Get Vivint.SmartHome monitoring now and sleep well

You’ve got some damn nerve pushing this on me the same week as a tremendous security disclosure around embedded systems like those featured here? Remember, kids: The S in IoT stands for Security!

¹ Or possibly starting in fifth grade, rather than solely fifth grade. My notes got a little rushed, and any teachers familiar with the Common Core are welcome to clarify for us.

² Asked in a follow-up when the librarians started pushing graphic novels, Gownley perkily answered Thursday! to general laughter. Gagliano remarked that the annual YALSA Great Graphic Novels For Teens list started in 2005, which she described as the tipping point.
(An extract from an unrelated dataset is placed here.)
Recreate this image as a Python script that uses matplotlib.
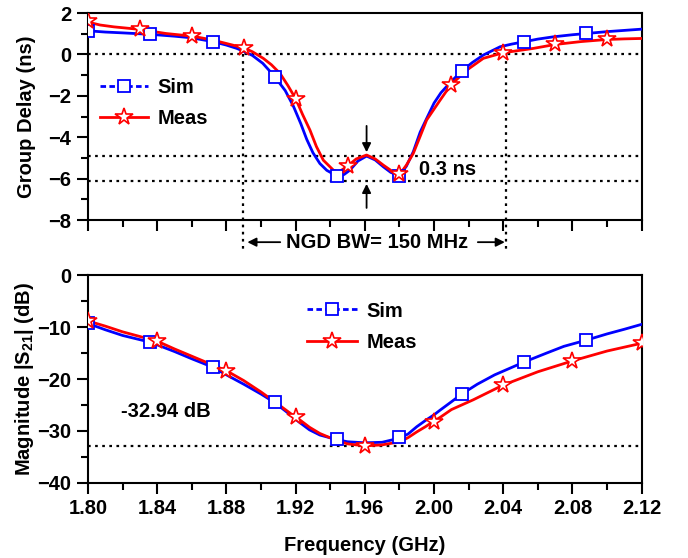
import matplotlib
matplotlib.use("Agg")
import matplotlib.pyplot as plt
from matplotlib.lines import Line2D
from matplotlib.ticker import MultipleLocator

plt.rcParams['font.family'] = ['Liberation Sans', 'DejaVu Sans']
plt.rcParams['font.weight'] = 'bold'
plt.rcParams['axes.labelweight'] = 'bold'
plt.rcParams['mathtext.fontset'] = 'custom'
plt.rcParams['mathtext.rm'] = 'Liberation Sans:bold'
plt.rcParams['mathtext.bf'] = 'Liberation Sans:bold'

# group delay (ns) vs frequency (GHz)
gd_sim_f = [1.800, 1.810, 1.820, 1.836, 1.850, 1.860, 1.872, 1.880, 1.886, 1.890,
            1.895, 1.901, 1.9077, 1.914, 1.9187, 1.923, 1.9264, 1.930, 1.934, 1.938,
            1.944, 1.948, 1.9514, 1.956, 1.961, 1.966, 1.9707, 1.975, 1.980, 1.984,
            1.988, 1.992, 1.9957, 2.000, 2.004, 2.010, 2.016, 2.022, 2.0285, 2.0382,
            2.045, 2.052, 2.060, 2.069, 2.080, 2.088, 2.100, 2.110, 2.120]
gd_sim = [1.14, 1.08, 1.04, 0.97, 0.88, 0.80, 0.62, 0.45, 0.29, 0.15,
          -0.05, -0.43, -1.05, -1.75, -2.50, -3.35, -4.10, -4.75, -5.27, -5.60,
          -5.88, -5.80, -5.59, -5.15, -4.91, -5.10, -5.43, -5.70, -5.86, -5.40,
          -4.70, -3.75, -3.10, -2.35, -1.85, -1.30, -0.81, -0.40, -0.03, 0.37,
          0.50, 0.61, 0.74, 0.85, 0.95, 1.01, 1.10, 1.16, 1.22]

gd_meas_f = [1.800, 1.803, 1.807, 1.815, 1.8297, 1.845, 1.8603, 1.868, 1.876, 1.8898,
             1.895, 1.9013, 1.906, 1.911, 1.9155, 1.9202, 1.924, 1.9283, 1.932, 1.936,
             1.9418, 1.945, 1.9499, 1.955, 1.961, 1.966, 1.9707, 1.975, 1.9803, 1.984,
             1.988, 1.992, 1.9957, 2.0035, 2.0096, 2.0189, 2.0285, 2.040, 2.0574, 2.070,
             2.085, 2.0998, 2.110, 2.120]
gd_meas = [1.65, 1.50, 1.42, 1.33, 1.21, 1.01, 0.88, 0.76, 0.61, 0.32,
           0.13, -0.19, -0.50, -0.92, -1.50, -2.17, -2.90, -3.66, -4.45, -5.11,
           -5.59, -5.68, -5.40, -5.05, -4.86, -5.05, -5.35, -5.60, -5.78, -5.35,
           -4.78, -3.95, -3.17, -2.21, -1.48, -0.76, -0.19, 0.08, 0.29, 0.48,
           0.62, 0.72, 0.75, 0.77]

gd_sim_mk_f = [1.800, 1.836, 1.872, 1.908, 1.944, 1.980, 2.016, 2.052, 2.088]
gd_sim_mk = [1.14, 0.97, 0.62, -1.08, -5.88, -5.86, -0.81, 0.61, 1.01]
gd_meas_mk_f = [1.80, 1.83, 1.86, 1.89, 1.92, 1.95, 1.98, 2.01, 2.04, 2.07, 2.10]
gd_meas_mk = [1.62, 1.21, 0.88, 0.31, -2.17, -5.40, -5.78, -1.48, 0.08, 0.48, 0.72]

# |S21| (dB) vs frequency (GHz)
s21_sim_f = [1.800, 1.810, 1.820, 1.836, 1.850, 1.860, 1.872, 1.880, 1.890, 1.900,
             1.9077, 1.915, 1.922, 1.928, 1.934, 1.944, 1.950, 1.960, 1.970, 1.980,
             1.985, 1.990, 1.995, 2.000, 2.0035, 2.0112, 2.016, 2.025, 2.035, 2.0522,
             2.065, 2.075, 2.088, 2.100, 2.110, 2.120]
s21_sim = [-9.3, -10.5, -11.6, -12.9, -14.7, -16.1, -17.7, -19.2, -21.0, -22.9,
           -24.5, -26.4, -28.3, -29.8, -30.8, -31.7, -32.1, -32.3, -32.2, -31.4,
           -30.6, -29.2, -28.0, -26.9, -26.0, -24.1, -22.9, -21.0, -19.2, -16.7,
           -15.0, -13.7, -12.5, -11.3, -10.4, -9.45]

s21_meas_f = [1.800, 1.810, 1.820, 1.840, 1.850, 1.860, 1.870, 1.880, 1.890, 1.900,
              1.910, 1.9197, 1.9225, 1.928, 1.934, 1.944, 1.950, 1.960, 1.970, 1.9803,
              1.985, 1.990, 1.995, 1.9996, 2.0035, 2.010, 2.0227, 2.0397, 2.060, 2.080,
              2.100, 2.120]
s21_meas = [-8.8, -9.8, -10.9, -12.7, -14.2, -15.6, -17.0, -18.4, -20.3, -22.5,
            -24.9, -27.3, -27.9, -29.3, -30.5, -31.9, -32.5, -32.9, -32.7, -32.1,
            -31.3, -30.2, -29.2, -28.2, -27.4, -25.9, -24.0, -21.2, -18.6, -16.5,
            -14.6, -13.1]

s21_sim_mk_f = [1.800, 1.836, 1.872, 1.908, 1.944, 1.980, 2.016, 2.052, 2.088]
s21_sim_mk = [-9.26, -12.8, -17.6, -24.4, -31.6, -31.2, -22.9, -16.7, -12.5]
s21_meas_mk_f = [1.80, 1.84, 1.88, 1.92, 1.96, 2.00, 2.04, 2.08, 2.12]
s21_meas_mk = [-8.8, -12.67, -18.4, -27.3, -32.9, -28.2, -21.2, -16.5, -13.1]

gd_levels = [0, -4.9, -6.1]
bw_edges = [1.8895, 2.0415]
s21_min = -32.94

BLUE = '#0000ff'
RED = '#ff0000'
FS = 14.5
DOT = (0, (1.2, 2.0))

sim_kw = dict(color=BLUE, lw=2.0)
meas_kw = dict(color=RED, lw=2.0)
sq_kw = dict(ls='none', marker='s', ms=9, mfc='white', mec=BLUE, mew=1.3)
st_kw = dict(ls='none', marker='*', ms=13, mfc='white', mec=RED, mew=1.2)

sim_handle = Line2D([], [], color=BLUE, lw=2.0, ls=(0, (2.0, 1.2)), marker='s',
                    ms=9, mfc='white', mec=BLUE, mew=1.3)
meas_handle = Line2D([], [], color=RED, lw=2.0, marker='*', ms=13,
                     mfc='white', mec=RED, mew=1.2)


def style_axis(ax, ymaj, ymin):
    ax.set_xlim(1.80, 2.12)
    ax.xaxis.set_major_locator(MultipleLocator(0.04))
    ax.xaxis.set_minor_locator(MultipleLocator(0.02))
    ax.yaxis.set_major_locator(MultipleLocator(ymaj))
    ax.yaxis.set_minor_locator(MultipleLocator(ymin))
    ax.tick_params(which='both', direction='out', width=1.5, top=False, right=False,
                   labelsize=FS)
    ax.tick_params(which='major', length=8, pad=4)
    ax.tick_params(which='minor', length=5)
    for s in ax.spines.values():
        s.set_linewidth(1.5)


fig = plt.figure(figsize=(6.88, 5.58), dpi=100)
ax1 = fig.add_axes([0.1279, 0.6057, 0.8048, 0.371])
ax2 = fig.add_axes([0.1279, 0.1349, 0.8048, 0.3717])

# ---- group delay
for lev in gd_levels:
    ax1.axhline(lev, color='k', lw=1.6, ls=DOT, zorder=1)
for f in bw_edges:
    ax1.plot([f, f], [0, -9.6], color='k', lw=1.6, ls=DOT, clip_on=False, zorder=1)

ax1.plot(gd_sim_f, gd_sim, **sim_kw, zorder=3)
ax1.plot(gd_meas_f, gd_meas, **meas_kw, zorder=4)
ax1.plot(gd_sim_mk_f, gd_sim_mk, **sq_kw, zorder=5)
ax1.plot(gd_meas_mk_f, gd_meas_mk, **st_kw, zorder=6)

ax1.set_ylim(-8, 2)
style_axis(ax1, 2, 1)
ax1.tick_params(labelbottom=False)
ax1.set_ylabel('Group Delay (ns)', fontsize=FS)
ax1.yaxis.set_label_coords(-0.094, 0.5)

arr = dict(arrowstyle='-|>', color='k', lw=1.3, mutation_scale=13)
ax1.annotate('', xy=(1.961, -4.86), xytext=(1.961, -3.32), arrowprops=arr)
ax1.annotate('', xy=(1.961, -6.12), xytext=(1.961, -7.55), arrowprops=arr)
ax1.text(2.008, -5.57, '0.3 ns', fontsize=FS, ha='center', va='center')

ax1.annotate('', xy=(1.8905, -9.07), xytext=(1.9127, -9.07), arrowprops=arr,
             annotation_clip=False)
ax1.annotate('', xy=(2.0425, -9.07), xytext=(2.0237, -9.07), arrowprops=arr,
             annotation_clip=False)
ax1.text(1.967, -9.07, 'NGD BW= 150 MHz', fontsize=FS, ha='center', va='center',
         clip_on=False)

ax1.legend([sim_handle, meas_handle], ['Sim', 'Meas'], loc='center left',
           bbox_to_anchor=(0.0217, 0.565), frameon=False, fontsize=FS,
           handlelength=2.4, handletextpad=0.45, labelspacing=0.6,
           borderpad=0, borderaxespad=0)

# ---- transmission magnitude
ax2.axhline(s21_min, color='k', lw=1.6, ls=DOT, zorder=1)
ax2.plot(s21_sim_f, s21_sim, **sim_kw, zorder=3)
ax2.plot(s21_meas_f, s21_meas, **meas_kw, zorder=4)
ax2.plot(s21_sim_mk_f, s21_sim_mk, **sq_kw, zorder=5)
ax2.plot(s21_meas_mk_f, s21_meas_mk, **st_kw, zorder=6)

ax2.set_ylim(-40, 0)
style_axis(ax2, 10, 5)
ax2.set_xticks([1.80, 1.84, 1.88, 1.92, 1.96, 2.00, 2.04, 2.08, 2.12])
ax2.set_xticklabels(['1.80', '1.84', '1.88', '1.92', '1.96', '2.00', '2.04', '2.08', '2.12'])
ax2.set_xlabel('Frequency (GHz)', fontsize=FS)
ax2.xaxis.set_label_coords(0.5, -0.255)
ax2.set_ylabel('Magnitude |S$_{21}$| (dB)', fontsize=FS)
ax2.yaxis.set_label_coords(-0.094, 0.5)
ax2.text(1.845, -26.3, '%.2f dB' % s21_min, fontsize=FS, ha='center', va='center')

ax2.legend([sim_handle, meas_handle], ['Sim', 'Meas'], loc='center left',
           bbox_to_anchor=(0.3955, 0.753), frameon=False, fontsize=FS,
           handlelength=2.5, handletextpad=0.45, labelspacing=0.6,
           borderpad=0, borderaxespad=0)

fig.savefig('out.png', dpi=100)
American Born Chinese would be nominated for the National Book Award the next year, and once SMILE took the Boston Globe-Horn Book Award for nonfiction, the momentum was pretty much irreversible. Edmunds half-lamented that it’s almost not possible to keep up with all the good graphic novels being published today.

³ Well, second to last; the last was Where will we see you after this session?, which prompted the best response from Gownley: The Crowne Plaza sushi bar.